Die Symbiose aus materiellem Recht und Prozessrecht zeigt sich nicht nur in den kommentierten Gesetzen, sondern auch innerhalb der Ausführungen achten die Autoren auf entsprechende Weichenstellungen. So wird immer wieder auf prozessuale Probleme hingewiesen, wenn es im materiellen Recht erforderlich ist, etwa auf Beweislastfragen, den Umfang der gerichtlichen Prüfung oder auch auf Details wie den Streitgegenstand des Scheidungsbegehrens (S. 322). Zudem beschränken die einzelnen Bearbeiter ihre Erläuterungen nicht auf die reine Wiedergabe von Wissen, sondern nehmen auch - sofern passend - Stellung zu aufgezeigten Problemkonstellationen (vgl. z.B. vor § 1372 BGB, Rn. 27). Vorbildlich sind auch die umfangreichen Ausarbeitungen klassischer Begriffe des Familienrechts wie etwa der Kindeswohlgefährdung (S. 1234 ff.), aber auch neuer Kategorien wie etwa der Mutwilligkeit (S. 1664 ff.), natürlich konkret bezogen auf mögliche familienrechtliche Verfahren, oder der nicht mehr ganz so neuen Definition der Familienstreitsachen (S. 1852 ff.). Im Rahmen der prozessualen Vorschriften kommen zu den grundlegenden Ausführungen zur jeweiligen Norm selbstverständlich stets Unterkapitel zu Kosten, Verfahrenswert oder einer möglichen einstweiligen Anordnung. Persönlich als besonders lesenswert empfand ich die Kommentierung von Brudermüller zur Abänderung gerichtlicher Entscheidungen, § 238 FamFG (S. 2186 ff.): nicht nur, dass eine schöne Abgrenzung zu § 323 ZPO und anderen prozessualen Situationen vorgenommen wird, sondern auch alle einzelnen Voraussetzungen werden in einer beachtlichen Breite und Tiefe, aber gleichzeitig einfach verständlich aufbereitet, eine ganz hervorragende Leistung für den Leser und Rechtsanwender.

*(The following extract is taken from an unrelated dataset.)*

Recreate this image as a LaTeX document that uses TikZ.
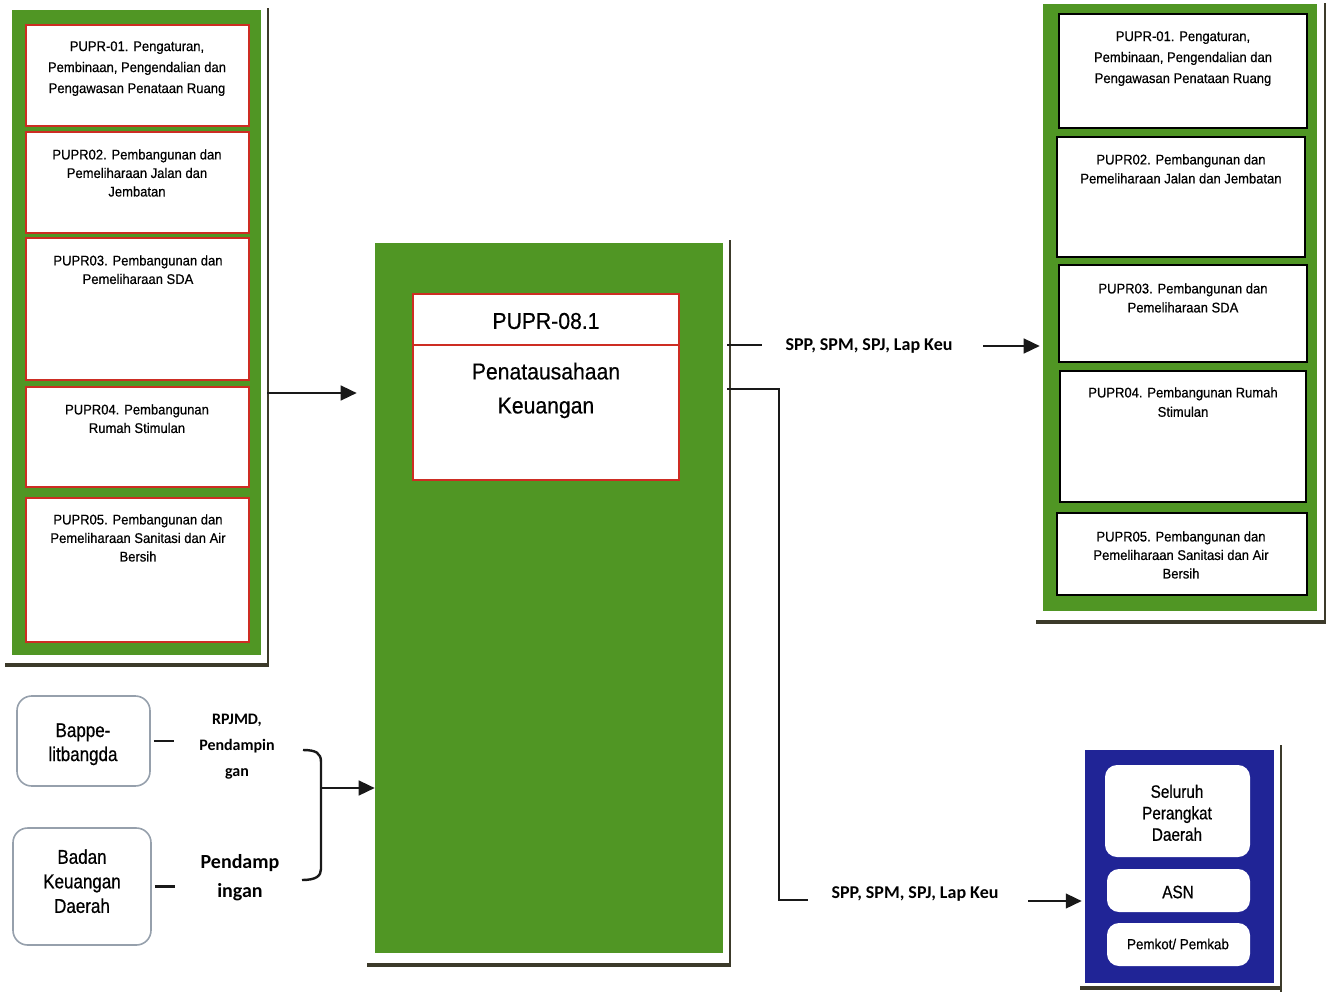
\documentclass[tikz,border=0pt]{standalone}
\usepackage{fontspec}
\setmainfont{Liberation Sans}
\newfontfamily\boxfont{Liberation Sans}[FakeStretch=0.93,FakeBold=0.5]
\newfontfamily\orgfont{Liberation Sans}[FakeStretch=0.85,FakeBold=0.6]
\newfontfamily\titlefont{Liberation Sans}[FakeStretch=0.92,FakeBold=0.5]
\newfontfamily\labelfont{Carlito}
\usetikzlibrary{arrows.meta,fit,calc}
\definecolor{grn}{RGB}{80,150,36}
\definecolor{boxred}{RGB}{205,45,35}
\definecolor{shd}{RGB}{60,58,42}
\definecolor{navy}{RGB}{32,36,150}
\definecolor{orgline}{RGB}{150,160,172}
\begin{document}
\begin{tikzpicture}[x=0.75pt,y=-0.75pt,
  panel/.style={fill=grn, draw=none, inner sep=0pt},
  bluepanel/.style={fill=navy, draw=none, inner sep=0pt},
  redbox/.style={fill=white, draw=boxred, line width=1.1pt, inner sep=0pt},
  finframe/.style={fill=white, draw=boxred, line width=1.5pt, inner sep=0pt},
  blkbox/.style={fill=white, draw=black, line width=2.2pt, inner sep=0pt},
  wbox/.style={fill=white, draw=none, rounded corners=9pt, inner sep=0pt},
  orgbox/.style={fill=white, draw=orgline, line width=1.2pt, rounded corners=11pt, inner sep=0pt},
  shadowR/.style={draw=shd, line width=1.5pt},
  shadowB/.style={draw=shd, line width=2.6pt},
  conn/.style={draw=black!90, line width=1.8pt},
  arr/.style={conn, -{Triangle[length=12pt,width=11pt]}},
  boxtxt/.style={font=\boxfont\fontsize{10.5pt}{13.9pt}\selectfont, align=center, inner sep=0pt, anchor=north},
  boxtxtwide/.style={boxtxt, font=\boxfont\fontsize{10.5pt}{15.75pt}\selectfont},
  orgtxt/.style={font=\orgfont\fontsize{15pt}{18pt}\selectfont, align=center, inner sep=0pt, anchor=north},
  bluetxt/.style={font=\orgfont\fontsize{13.5pt}{16.1pt}\selectfont, align=center, inner sep=0pt},
  smalltxt/.style={font=\titlefont\fontsize{10.9pt}{13pt}\selectfont, inner sep=0pt},
  fintxt/.style={font=\titlefont\fontsize{17.25pt}{25.5pt}\selectfont, align=center, inner sep=0pt},
  flowtxt/.style={font=\labelfont\bfseries\fontsize{13.5pt}{16pt}\selectfont, inner sep=0pt, anchor=base},
]
\useasboundingbox (0,0) rectangle (1330,992);

% ---------- left column of programmes ----------
\draw[shadowR] (268,8) -- (268,667);
\draw[shadowB] (5,665) -- (269,665);
\node[panel, fit={(12,10) (261,655)}] (leftpanel) {};
\node[redbox, fit={(26,25) (249,126)}] (l1) {};
\node[redbox, fit={(26,132) (249,233)}] (l2) {};
\node[redbox, fit={(26,238) (249,380)}] (l3) {};
\node[redbox, fit={(26,387) (249,487)}] (l4) {};
\node[redbox, fit={(26,498) (249,642)}] (l5) {};
\node[boxtxtwide] (l1t) at (137,41) {PUPR-01. Pengaturan,\\Pembinaan, Pengendalian dan\\Pengawasan Penataan Ruang};
\node[boxtxt] (l2t) at (137,149) {PUPR02. Pembangunan dan\\Pemeliharaan Jalan dan\\Jembatan};
\node[boxtxt] (l3t) at (138,255) {PUPR03. Pembangunan dan\\Pemeliharaan SDA};
\node[boxtxt] (l4t) at (137,404) {PUPR04. Pembangunan\\Rumah Stimulan};
\node[boxtxt] (l5t) at (138,514) {PUPR05. Pembangunan dan\\Pemeliharaan Sanitasi dan Air\\Bersih};

% ---------- central unit ----------
\draw[shadowR] (730,240) -- (730,967);
\draw[shadowB] (367,965) -- (731,965);
\node[panel, fit={(375,243) (723,953)}] (midpanel) {};
\node[finframe, fit={(413,294) (679,480)}] (finbox) {};
\coordinate (divy) at (0,345);
\draw[boxred, line width=1.5pt] (finbox.west |- divy) -- (finbox.east |- divy);
\node[fintxt] (fintitle) at (546,321) {PUPR-08.1};
\node[fintxt, anchor=north] (finname) at (546,362.5) {Penatausahaan\\Keuangan};

% ---------- right column of programmes ----------
\draw[shadowR] (1325,3) -- (1325,623);
\draw[shadowB] (1036,622) -- (1326,622);
\node[panel, fit={(1043,4) (1317,611)}] (rightpanel) {};
\node[blkbox, fit={(1059,14) (1307,128)}] (r1) {};
\node[blkbox, fit={(1057,137) (1305,257)}] (r2) {};
\node[blkbox, fit={(1059,265) (1307,362)}] (r3) {};
\node[blkbox, fit={(1060,371) (1306,502)}] (r4) {};
\node[blkbox, fit={(1057,513) (1307,595)}] (r5) {};
\node[boxtxtwide] (r1t) at (1183,31) {PUPR-01. Pengaturan,\\Pembinaan, Pengendalian dan\\Pengawasan Penataan Ruang};
\node[boxtxt, font=\boxfont\fontsize{10.5pt}{14.25pt}\selectfont] (r2t) at (1181,154) {PUPR02. Pembangunan dan\\Pemeliharaan Jalan dan Jembatan};
\node[boxtxt, font=\boxfont\fontsize{10.5pt}{14.25pt}\selectfont] (r3t) at (1183,283) {PUPR03. Pembangunan dan\\Pemeliharaan SDA};
\node[boxtxt, font=\boxfont\fontsize{10.5pt}{14.5pt}\selectfont] (r4t) at (1183,387) {PUPR04. Pembangunan Rumah\\Stimulan};
\node[boxtxt] (r5t) at (1181,531) {PUPR05. Pembangunan dan\\Pemeliharaan Sanitasi dan Air\\Bersih};

% ---------- recipients ----------
\draw[shadowR] (1281,745) -- (1281,992);
\draw[shadowB] (1080,988) -- (1282,988);
\node[bluepanel, fit={(1085,750) (1274,983)}] (bluepanel) {};
\node[wbox, fit={(1105,765) (1250,857)}] (b1) {};
\node[wbox, fit={(1107,869) (1250,912)}] (b2) {};
\node[wbox, fit={(1107,923) (1250,966)}] (b3) {};
\node[bluetxt, anchor=north] (b1t) at (1177,784.5) {Seluruh\\Perangkat\\Daerah};
\node[bluetxt] (b2t) at (1178,892) {ASN};
\node[smalltxt] (b3t) at (1178,944) {Pemkot/ Pemkab};

% ---------- supporting agencies ----------
\node[orgbox, fit={(17,696) (150,786)}] (bappe) {};
\node[orgbox, fit={(13,828) (151,945)}] (bkd) {};
\node[orgtxt] (bappet) at (83,723) {Bappe-\\litbangda};
\node[orgtxt, font=\orgfont\fontsize{15pt}{18.4pt}\selectfont] (bkdt) at (82,849) {Badan\\Keuangan\\Daerah};
\draw[conn] ($(bappe.east)+(3,0)$) -- ++(20,0);
\draw[conn] ($(bkd.east)+(3,0)$) -- ++(20,0);
\node[font=\labelfont\bfseries\fontsize{12pt}{19.5pt}\selectfont, align=center, inner sep=0pt, anchor=north] (rpjmd) at (237,714) {RPJMD,\\Pendampin\\gan};
\node[font=\labelfont\bfseries\fontsize{15pt}{21.75pt}\selectfont, align=center, inner sep=0pt, anchor=north] (pend) at (240,854.5) {Pendamp\\ingan};

% bracket joining both supports
\coordinate (brtop) at (303,750);
\coordinate (brbot) at (302,880);
\coordinate (brmid) at (321,788);
\draw[conn] (brtop) .. controls (316,750) and (321,753) .. (321,762) -- (321,869) .. controls (321,876) and (316,880) .. (brbot);
\draw[arr] (brmid) -- (midpanel.west |- brmid);

% ---------- flows ----------
\coordinate (inA) at (267,393);
\draw[arr] (inA) -- ($(midpanel.west |- inA)+(-18,0)$);

\coordinate (outA) at (727,345);
\coordinate (outAend) at (762,345);
\draw[conn] (outA) -- (outAend);
\node[flowtxt] (lapA) at (869,350) {SPP, SPM, SPJ, Lap Keu};
\coordinate (arrA) at (983,346);
\draw[arr] (arrA) -- ($(rightpanel.west |- arrA)+(-3,0)$);

\coordinate (outB) at (727,389);
\coordinate (cornerB) at (779,900);
\coordinate (outBend) at (808,900);
\draw[conn] (outB) -| (cornerB) -- (outBend);
\node[flowtxt] (lapB) at (915,898) {SPP, SPM, SPJ, Lap Keu};
\coordinate (arrB) at (1028,901);
\draw[arr] (arrB) -- ($(bluepanel.west |- arrB)+(-3,0)$);
\end{tikzpicture}
\end{document}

Auch die Gestaltung des Kommentars ist gut gelungen und sehr lesefreundlich. Die mit ausreichenden Abständen gedruckten Fließtexte sind mit Fettungen, internen Verweisen zur Vermeidung von Doppelungen und sowohl kleiner gedruckten Beispielen als auch ausführlichen Rechenexempeln ausgestattet worden. Ein echtes Fußnotenregime trennt die Fundstellen und Nachweise vom Haupttext. Dies erleichtert die durchgehende Lektüre und ist einfach gut für die Optik. Leider kaum enthalten sind Hilfestellungen für die Formulierung von Anträgen oder Entscheidungen (seltene Ausnahme z.B. S. 791 zum Versorgungsausgleich), ebensowenig Muster für typische Verfahrenssituationen.

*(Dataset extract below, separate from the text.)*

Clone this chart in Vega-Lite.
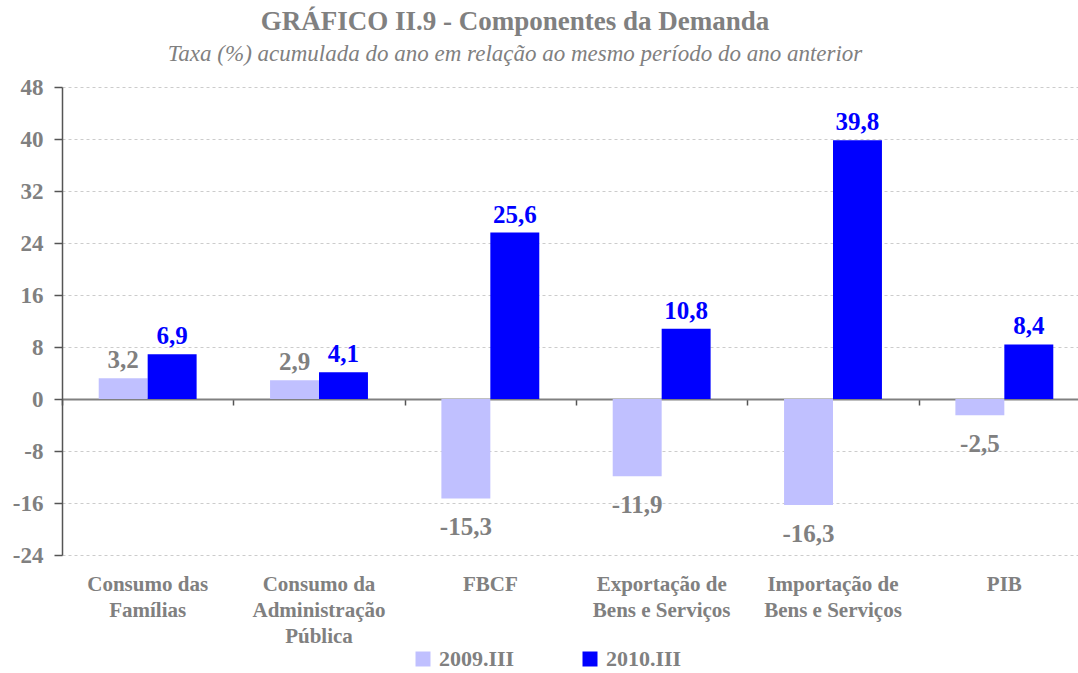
{
  "$schema": "https://vega.github.io/schema/vega-lite/v6.json",
  "width": 1016,
  "height": 468,
  "autosize": {"type": "none"},
  "padding": {"left": 62, "top": 87, "right": 0, "bottom": 118},
  "background": "white",
  "config": {
    "view": {"stroke": null},
    "font": "Liberation Serif",
    "text": {"font": "Liberation Serif"},
    "locale": {
      "number": {"decimal": ",", "thousands": ".", "grouping": [3], "currency": ["R$", ""], "minus": "-"}
    }
  },
  "title": {
    "text": "GRÁFICO II.9 - Componentes da Demanda",
    "subtitle": "Taxa (%) acumulada do ano em relação ao mesmo período do ano anterior",
    "font": "Liberation Serif",
    "fontSize": 27,
    "fontWeight": "bold",
    "color": "#808080",
    "subtitleFont": "Liberation Serif",
    "subtitleFontSize": 23,
    "subtitleFontStyle": "italic",
    "subtitleColor": "#808080",
    "subtitlePadding": 7,
    "anchor": "middle",
    "frame": "group",
    "dx": -55,
    "offset": 9
  },
  "data": {
    "values": [
      {"categoria": "Consumo das Famílias", "serie": "2009.III", "valor": 3.2},
      {"categoria": "Consumo das Famílias", "serie": "2010.III", "valor": 6.9},
      {"categoria": "Consumo da Administração Pública", "serie": "2009.III", "valor": 2.9},
      {"categoria": "Consumo da Administração Pública", "serie": "2010.III", "valor": 4.1},
      {"categoria": "FBCF", "serie": "2009.III", "valor": -15.3},
      {"categoria": "FBCF", "serie": "2010.III", "valor": 25.6},
      {"categoria": "Exportação de Bens e Serviços", "serie": "2009.III", "valor": -11.9},
      {"categoria": "Exportação de Bens e Serviços", "serie": "2010.III", "valor": 10.8},
      {"categoria": "Importação de Bens e Serviços", "serie": "2009.III", "valor": -16.3},
      {"categoria": "Importação de Bens e Serviços", "serie": "2010.III", "valor": 39.8},
      {"categoria": "PIB", "serie": "2009.III", "valor": -2.5},
      {"categoria": "PIB", "serie": "2010.III", "valor": 8.4}
    ]
  },
  "encoding": {
    "x": {
      "field": "categoria",
      "type": "nominal",
      "sort": null,
      "scale": {"range": [0, 1028], "paddingInner": 0, "paddingOuter": 0}
    },
    "xOffset": {
      "field": "serie",
      "type": "nominal",
      "scale": {"paddingOuter": 0.75, "paddingInner": 0}
    },
    "y": {
      "field": "valor",
      "type": "quantitative",
      "title": null,
      "scale": {"domain": [-24, 48], "nice": false, "zero": false},
      "axis": {
        "values": [-24, -16, -8, 0, 8, 16, 24, 32, 40, 48],
        "format": "d",
        "grid": true,
        "gridColor": "#cccccc",
        "gridDash": [3, 3],
        "gridWidth": 1,
        "domain": true,
        "domainColor": "#555555",
        "domainWidth": 1.5,
        "tickColor": "#555555",
        "tickSize": 8,
        "tickWidth": 1.5,
        "labelPadding": 11,
        "labelFont": "Liberation Serif",
        "labelFontWeight": "bold",
        "labelFontSize": 23,
        "labelColor": "#808080"
      }
    }
  },
  "layer": [
    {
      "mark": {"type": "bar"},
      "encoding": {
        "x": {
          "field": "categoria",
          "type": "nominal",
          "sort": null,
          "title": null,
          "axis": {
            "orient": "bottom",
            "domain": false,
            "ticks": false,
            "grid": false,
            "labelAngle": 0,
            "labelFont": "Liberation Serif",
            "labelFontWeight": "bold",
            "labelFontSize": 21,
            "labelColor": "#808080",
            "labelPadding": 18,
            "labelLimit": 0,
            "labelLineHeight": 26,
            "labelBaseline": "top",
            "labelExpr": "datum.label == 'Consumo das Famílias' ? ['Consumo das', 'Famílias'] : datum.label == 'Consumo da Administração Pública' ? ['Consumo da', 'Administração', 'Pública'] : datum.label == 'Exportação de Bens e Serviços' ? ['Exportação de', 'Bens e Serviços'] : datum.label == 'Importação de Bens e Serviços' ? ['Importação de', 'Bens e Serviços'] : datum.label"
          }
        },
        "color": {
          "field": "serie",
          "type": "nominal",
          "scale": {"domain": ["2009.III", "2010.III"], "range": ["#C0C0FF", "#0000FF"]},
          "legend": {
            "title": null,
            "orient": "none",
            "legendX": 350,
            "legendY": 561,
            "direction": "horizontal",
            "symbolType": "square",
            "symbolSize": 225,
            "symbolStrokeWidth": 0,
            "labelFont": "Liberation Serif",
            "labelFontWeight": "bold",
            "labelFontSize": 22,
            "labelColor": "#808080",
            "labelOffset": 5,
            "columnPadding": 64
          }
        }
      }
    },
    {
      "mark": {"type": "text", "font": "Liberation Serif", "fontWeight": "bold", "fontSize": 25, "baseline": "alphabetic", "dy": -10},
      "transform": [{"filter": "datum.valor >= 0"}],
      "encoding": {
        "x": {
          "field": "categoria",
          "type": "nominal",
          "sort": null,
          "title": null,
          "axis": {
            "orient": "bottom",
            "offset": -156,
            "labels": false,
            "grid": false,
            "domain": true,
            "domainColor": "#808080",
            "domainWidth": 2,
            "ticks": true,
            "tickBand": "extent",
            "tickColor": "#555555",
            "tickSize": 6,
            "tickWidth": 1.5
          }
        },
        "text": {"field": "valor", "type": "quantitative", "format": ".1f"},
        "color": {
          "field": "serie",
          "type": "nominal",
          "scale": {"domain": ["2009.III", "2010.III"], "range": ["#808080", "#0000FF"]},
          "legend": null
        }
      }
    },
    {
      "mark": {"type": "text", "font": "Liberation Serif", "fontWeight": "bold", "fontSize": 25, "baseline": "top", "dy": 17},
      "transform": [{"filter": "datum.valor < 0"}],
      "encoding": {
        "x": {"field": "categoria", "type": "nominal", "sort": null, "axis": null},
        "text": {"field": "valor", "type": "quantitative", "format": ".1f"},
        "color": {
          "field": "serie",
          "type": "nominal",
          "scale": {"domain": ["2009.III", "2010.III"], "range": ["#808080", "#0000FF"]},
          "legend": null
        }
      }
    }
  ],
  "resolve": {"axis": {"x": "independent"}, "scale": {"color": "independent"}}
}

Der Kommentar bietet neben den fundierten Sachinformationen den klaren Vorteil bei Zeitdruck: alles auf einen Blick. Man muss keine zwei Bücher mehr wälzen, um zu den Standardfragen der wichtigsten familienrechtlichen Verfahren Auskünfte zu erhalten, sondern kann schlicht in einem Kommentar fündig werden. Natürlich wird man bisweilen auf weitere Literatur, insbesondere zu Spezialfragen, im Familienrecht nicht verzichten können, aber dieses Werk bietet eine wunderbare Arbeitsgrundlage für eine Vielzahl von möglichen Fallgestaltungen. Sehr empfehlenswert.